Que le Vlaams Belang parle d’un « problème marocain » après les émeutes à Bruxelles ne doit pas étonner. Mais il n’est plus seul : Vooruit vise désormais ouvertement les « groupes d’immigrés » et le CD&V, « ces jeunes qui ne partagent pas notre culture ».

Avec ces labels agrémenté d’une scène de guerre dans les rues de Bruxelles, la presse écrite renforce la polarisation alimentée par le monde politique. Les images véhiculées par les médias et le langage qu’elles utilisent ne font pas honneur à notre société diversifiée.

Un problème belge

De nombreux articles ont paru dans les médias suite aux émeutes qui ont suivi la victoire du Maroc contre la Belgique en Coupe du monde. Qu’ils aient tenu des propos sommaires ou exprimé des points de vue plus profonds sur notre société, les meneurs politiques n’ont pas hésité à adopter un langage dur. En parcourant les sites d’actualité – c’est-à-dire, en règle générale, les titres et sous-titres –, on est en droit de se demander si nous sommes bien conscients de la façon dont ces déclarations politiques colorent – littéralement – l’image que nous nous faisons de la société. Parle-t-on de « groupes d’autochtones » ou de « problème belge » lorsque les supporters de clubs belges connus mettent les stades sens dessus dessous ? Il est étonnant qu’à une époque où plus d’un tiers des Belges ont leurs racines en dehors de notre pays, nous ciblions encore des groupes en fonction de leur origine ethnique. Combien de générations faudra-t-il encore pour que le discours public et politique reflète et respecte la diversité de notre société contemporaine ?

De même, le discours sur les émeutes ne saurait être ramené à une seule question d’origine ethnique ou de différence culturelle. Que l’on songe à ce qui se passe après un match entre l’Antwerp, Anderlecht, le Club de Bruges ou le Beerschot, par exemple. Pas besoin de s’y connaître en foot pour s’apercevoir que les émeutes font souvent partie de la culture du football. Or, cette culture, les jeunes la partagent « avec nous ». Si nous voulons que les émeutes cessent, il nous faut non seulement revoir le discours politique utilisé dans les médias, mais aussi aspirer à un football sans violence qui s’attaque également aux racines du « problème belge ».

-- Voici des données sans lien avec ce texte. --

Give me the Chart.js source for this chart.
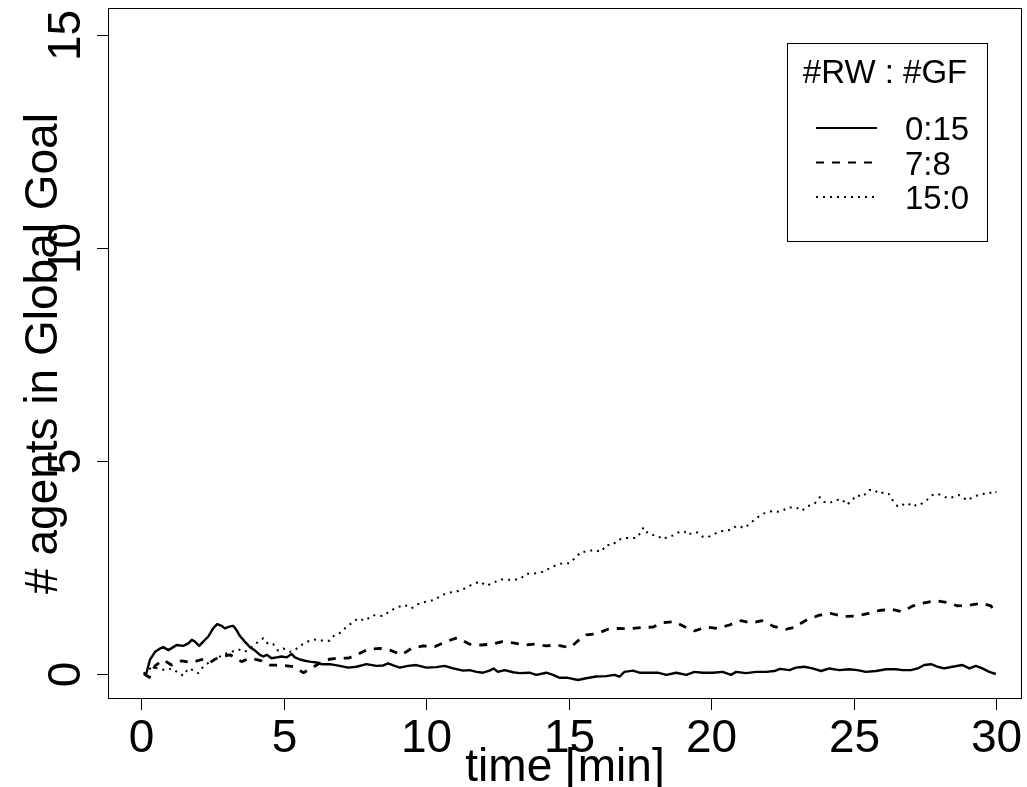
<!DOCTYPE html>
<html>
<head>
<meta charset="utf-8">
<script src="https://cdn.jsdelivr.net/npm/chart.js@4/dist/chart.umd.min.js"></script>
<style>
  html, body { margin: 0; padding: 0; background: #fff; }
  #wrap { width: 1027px; height: 787px; }
</style>
</head>
<body>
<div id="wrap"><canvas id="c" width="1027" height="787"></canvas></div>
<script>
// Agents in the global goal over time, for three RW:GF team mixes
const seriesLabels = ['0:15', '7:8', '15:0'];
const legendTitle = '#RW : #GF';
const xTitle = 'time [min]';
const yTitle = '# agents in Global Goal';
const xTicks = [0, 5, 10, 15, 20, 25, 30];
const yTicks = [0, 5, 10, 15];

// 0:15 (solid)
const solidT = [0.07,0.17,0.3,0.48,0.66,0.77,0.95,1.12,1.24,1.47,1.65,1.77,1.88,2.03,2.17,2.35,2.52,2.66,2.82,2.93,3.09,3.22,3.34,3.46,3.63,3.81,3.99,4.16,4.28,4.4,4.57,4.75,4.92,5.1,5.27,5.39,5.56,5.74,5.91,6.15,6.32,6.61,6.96,7.26,7.55,7.9,8.25,8.49,8.66,8.84,9.07,9.36,9.65,10.0,10.35,10.64,10.94,11.29,11.52,11.76,11.99,12.22,12.36,12.51,12.75,13.04,13.27,13.62,13.86,14.21,14.44,14.68,14.97,15.32,15.61,15.96,16.31,16.6,16.78,16.95,17.25,17.48,17.83,18.12,18.42,18.77,19.12,19.41,19.7,20.05,20.4,20.69,20.87,21.22,21.57,21.92,22.21,22.41,22.74,22.97,23.26,23.55,23.85,24.14,24.49,24.84,25.13,25.42,25.78,26.13,26.48,26.71,27.0,27.24,27.47,27.71,27.94,28.17,28.46,28.81,29.05,29.28,29.51,29.75,29.98];
const solidV = [0.02,0.0,0.33,0.52,0.6,0.63,0.56,0.63,0.68,0.66,0.72,0.8,0.76,0.66,0.76,0.88,1.07,1.17,1.13,1.07,1.11,1.13,1.03,0.89,0.76,0.63,0.55,0.45,0.41,0.45,0.37,0.39,0.41,0.39,0.47,0.39,0.34,0.31,0.29,0.27,0.23,0.23,0.19,0.15,0.17,0.23,0.19,0.2,0.25,0.2,0.15,0.19,0.21,0.15,0.16,0.19,0.13,0.08,0.09,0.05,0.03,0.08,0.13,0.05,0.09,0.04,0.02,0.03,-0.02,0.03,-0.02,-0.09,-0.09,-0.14,-0.1,-0.06,-0.05,-0.02,-0.06,0.05,0.08,0.03,0.03,0.03,-0.02,0.03,-0.02,0.05,0.03,0.03,0.05,-0.02,0.05,0.02,0.05,0.05,0.07,0.12,0.09,0.15,0.17,0.13,0.07,0.13,0.09,0.11,0.09,0.05,0.07,0.11,0.11,0.09,0.09,0.13,0.21,0.23,0.17,0.13,0.17,0.21,0.13,0.19,0.13,0.05,0.0];

// 7:8 (dashed)
const dashedT = [0.1,0.28,0.48,0.77,1.06,1.42,1.77,2.12,2.41,2.7,3.11,3.52,3.81,4.22,4.51,4.92,5.33,5.69,6.03,6.44,6.85,7.26,7.55,7.96,8.37,8.72,9.13,9.48,9.88,10.29,10.7,11.08,11.52,11.93,12.28,12.67,13.04,13.45,13.8,14.21,14.56,14.85,15.05,15.32,15.61,15.96,16.37,16.72,17.13,17.54,17.95,18.27,18.71,19.06,19.41,19.82,20.22,20.63,21.04,21.39,21.78,22.21,22.62,22.97,23.09,23.38,23.79,24.2,24.61,25.08,25.52,25.89,26.3,26.69,27.08,27.47,27.86,28.25,28.64,29.11,29.49,29.81,29.9];
const dashedV = [0.0,-0.08,0.19,0.33,0.21,0.31,0.27,0.34,0.27,0.39,0.45,0.29,0.37,0.31,0.21,0.21,0.17,0.03,0.16,0.33,0.37,0.37,0.45,0.58,0.6,0.56,0.45,0.6,0.66,0.64,0.76,0.85,0.7,0.68,0.7,0.76,0.73,0.68,0.7,0.66,0.68,0.64,0.62,0.78,0.92,0.94,1.05,1.07,1.06,1.09,1.1,1.2,1.23,1.11,1.01,1.1,1.07,1.15,1.25,1.2,1.25,1.11,1.05,1.1,1.17,1.28,1.38,1.42,1.35,1.36,1.42,1.49,1.52,1.46,1.6,1.67,1.72,1.68,1.6,1.62,1.66,1.6,1.5];

// 15:0 (dotted)
const dottedT = [0.1,0.36,0.6,0.83,1.06,1.3,1.47,1.65,1.82,2.0,2.17,2.41,2.64,2.93,3.17,3.4,3.63,3.87,4.05,4.28,4.45,4.63,4.8,4.98,5.21,5.39,5.56,5.74,5.97,6.15,6.38,6.61,6.79,6.96,7.14,7.29,7.37,7.61,7.84,8.13,8.49,8.72,9.01,9.24,9.48,9.71,10.0,10.29,10.53,10.82,11.05,11.35,11.64,11.87,12.11,12.34,12.63,12.92,13.27,13.51,13.8,14.09,14.33,14.56,14.79,15.03,15.26,15.44,15.67,15.84,16.14,16.31,16.54,16.72,17.01,17.36,17.5,17.62,17.77,17.95,18.12,18.3,18.47,18.71,18.88,19.06,19.17,19.35,19.52,19.7,19.87,20.05,20.26,20.46,20.69,20.87,21.01,21.16,21.39,21.63,21.8,21.98,22.15,22.33,22.5,22.68,22.97,23.18,23.38,23.61,23.81,23.96,24.14,24.37,24.58,24.75,24.93,25.1,25.31,25.54,25.72,25.87,26.04,26.22,26.36,26.53,26.69,26.83,27.04,27.2,27.41,27.59,27.76,27.94,28.11,28.32,28.52,28.7,28.99,29.16,29.37,29.57,29.75,29.89,30.0];
const dottedV = [0.0,0.16,0.13,0.09,0.13,0.03,-0.04,0.13,0.09,0.02,0.17,0.29,0.37,0.47,0.52,0.58,0.52,0.63,0.73,0.84,0.7,0.7,0.55,0.6,0.52,0.56,0.66,0.73,0.8,0.81,0.78,0.78,0.92,0.96,1.07,1.15,1.19,1.31,1.25,1.38,1.36,1.48,1.57,1.62,1.54,1.64,1.7,1.74,1.85,1.91,1.93,2.01,2.11,2.17,2.07,2.14,2.22,2.21,2.22,2.35,2.36,2.4,2.48,2.56,2.6,2.6,2.75,2.87,2.87,2.91,2.87,3.03,3.03,3.15,3.19,3.19,3.3,3.44,3.3,3.26,3.24,3.16,3.22,3.26,3.34,3.34,3.26,3.32,3.32,3.22,3.21,3.26,3.34,3.36,3.38,3.47,3.46,3.42,3.55,3.68,3.76,3.79,3.83,3.81,3.83,3.91,3.91,3.83,3.94,3.99,4.15,4.04,4.01,4.08,4.1,3.97,4.07,4.2,4.16,4.32,4.32,4.23,4.26,4.23,4.08,3.94,3.99,3.94,4.01,3.94,4.01,4.1,4.2,4.23,4.18,4.12,4.16,4.2,4.07,4.15,4.2,4.23,4.23,4.3,4.26];

const pts = (t, v) => t.map((x, i) => ({ x: x, y: v[i] }));

const FONT = '"Liberation Sans", Arial, Helvetica, sans-serif';

// Box, axes, tick labels, titles and legend in base-graphics style
const frame = {
  id: 'frame',
  afterDraw(chart) {
    const ctx = chart.ctx;
    const a = chart.chartArea;
    const xs = chart.scales.x, ys = chart.scales.y;
    ctx.save();
    ctx.strokeStyle = '#000';
    ctx.fillStyle = '#000';
    ctx.lineWidth = 1;
    ctx.setLineDash([]);
    ctx.strokeRect(a.left + 0.5, a.top + 0.5, a.right - a.left - 1, a.bottom - a.top - 1);

    // x axis ticks and labels
    ctx.font = '46px ' + FONT;
    ctx.textAlign = 'center';
    ctx.textBaseline = 'alphabetic';
    xTicks.forEach(v => {
      const px = Math.round(xs.getPixelForValue(v)) + 0.5;
      ctx.beginPath();
      ctx.moveTo(px, a.bottom);
      ctx.lineTo(px, a.bottom + 11);
      ctx.stroke();
      ctx.fillText(String(v), px, 752);
    });
    ctx.fillText(xTitle, (a.left + a.right) / 2, 781);

    // y axis ticks and rotated labels
    yTicks.forEach(v => {
      const py = Math.round(ys.getPixelForValue(v)) + 0.5;
      ctx.beginPath();
      ctx.moveTo(a.left, py);
      ctx.lineTo(a.left - 11, py);
      ctx.stroke();
      ctx.save();
      ctx.translate(80, py);
      ctx.rotate(-Math.PI / 2);
      ctx.fillText(String(v), 0, 0);
      ctx.restore();
    });
    ctx.save();
    ctx.translate(57, (a.top + a.bottom) / 2);
    ctx.rotate(-Math.PI / 2);
    ctx.fillText(yTitle, 0, 0);
    ctx.restore();

    // legend
    const lx = 787, ly = 43, lw = 200, lh = 198;
    ctx.lineWidth = 1;
    ctx.strokeRect(lx + 0.5, ly + 0.5, lw, lh);
    ctx.font = '33px ' + FONT;
    ctx.textAlign = 'center';
    ctx.fillText(legendTitle, lx + 98, 83);
    const rowY = [128, 162.5, 197];
    ctx.textAlign = 'left';
    chart.data.datasets.forEach((ds, i) => {
      ctx.beginPath();
      ctx.lineWidth = Math.min(ds.borderWidth, 2);
      ctx.setLineDash(ds.borderDash || []);
      ctx.moveTo(816, rowY[i]);
      ctx.lineTo(877, rowY[i]);
      ctx.stroke();
      ctx.setLineDash([]);
      ctx.fillText(ds.label, 905, rowY[i] + 12);
    });
    ctx.restore();
  }
};

new Chart(document.getElementById('c'), {
  type: 'line',
  data: {
    datasets: [
      { label: seriesLabels[0], data: pts(solidT, solidV), borderColor: '#000', borderWidth: 2.4, borderDash: [] },
      { label: seriesLabels[1], data: pts(dashedT, dashedV), borderColor: '#000', borderWidth: 2.8, borderDash: [8, 8] },
      { label: seriesLabels[2], data: pts(dottedT, dottedV), borderColor: '#000', borderWidth: 2, borderDash: [2, 5] }
    ]
  },
  options: {
    responsive: false,
    animation: false,
    devicePixelRatio: 1,
    layout: { padding: { left: 108, right: 5, top: 8, bottom: 88 } },
    elements: { point: { radius: 0 }, line: { tension: 0, fill: false, borderCapStyle: 'butt', borderJoinStyle: 'round' } },
    plugins: { legend: { display: false }, tooltip: { enabled: false } },
    scales: {
      x: { type: 'linear', display: false, min: -1.17, max: 30.9 },
      y: { type: 'linear', display: false, min: -0.587, max: 15.63 }
    }
  },
  plugins: [frame]
});
</script>
</body>
</html>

Vers un football sans violence

Pour parvenir à un football sans violence, il nous faut probablement commencer à l’échelon le plus bas, en abordant tout d’abord cette violence insensée au sein de l’environnement social et urbain immédiat, celui des amis, de la famille, mais aussi du club. Et de préférence, juste après le match. L’impressionnante chaîne humaine formée par des personnes plus âgées et qui a permis d’éviter une nouvelle confrontation entre les jeunes et la police offre à cet égard un exemple fort. Il est vrai qu’il existe une voie légale pour les faits les plus graves. Mais une interdiction de stade infligée après coup anonymise et individualise en partie les comportements. Avec parfois à la clé un sentiment d’impunité, d’invincibilité et de débrouillardise : après tout, les voies détournées qui permettent d’encore pénétrer dans le stade ne manquent pas. Le plan d’action « Ensemble pour un football sûr », né d’une collaboration entre la fédération, les clubs, le SPF et la police, a également été lancé il y a peu. Malheureusement, sanctions et maintien de l’ordre sont les maîtres mots du document, et l’efficacité de cet engagement partagé demande déjà à être revue d’urgence. L’animation à la jeunesse et le travail de rue devraient faire partie intégrante d’un tel plan d’action. Là où le cadre juridique accuse un retard sur la réalité, l’animation à la jeunesse et le travail de proximité sont pourvus d’un réel pouvoir transformateur.

Le rôle joué par les médias

On a constaté de nombreux dérapages dans les rues de Bruxelles et d’Anvers, mais aussi dans la manière dont les faits ont été rapportés. Profitons de cet arrêt de jeu pour améliorer les choses. Car, que ce soit dans le monde du foot ou dans la société, renforcer l’inclusion et atténuer la polarisation ne sera possible que si nous abordons entre nous la violence (dans le football), si nous unissons nos forces pour mettre en place un véritable plan d’action pour un football sûr, et si nous favorisons l’utilisation d’un langage conscient dans la presse écrite et les médias numériques. Tous ensemble donc, de manière sportive, comme un véritable douzième homme.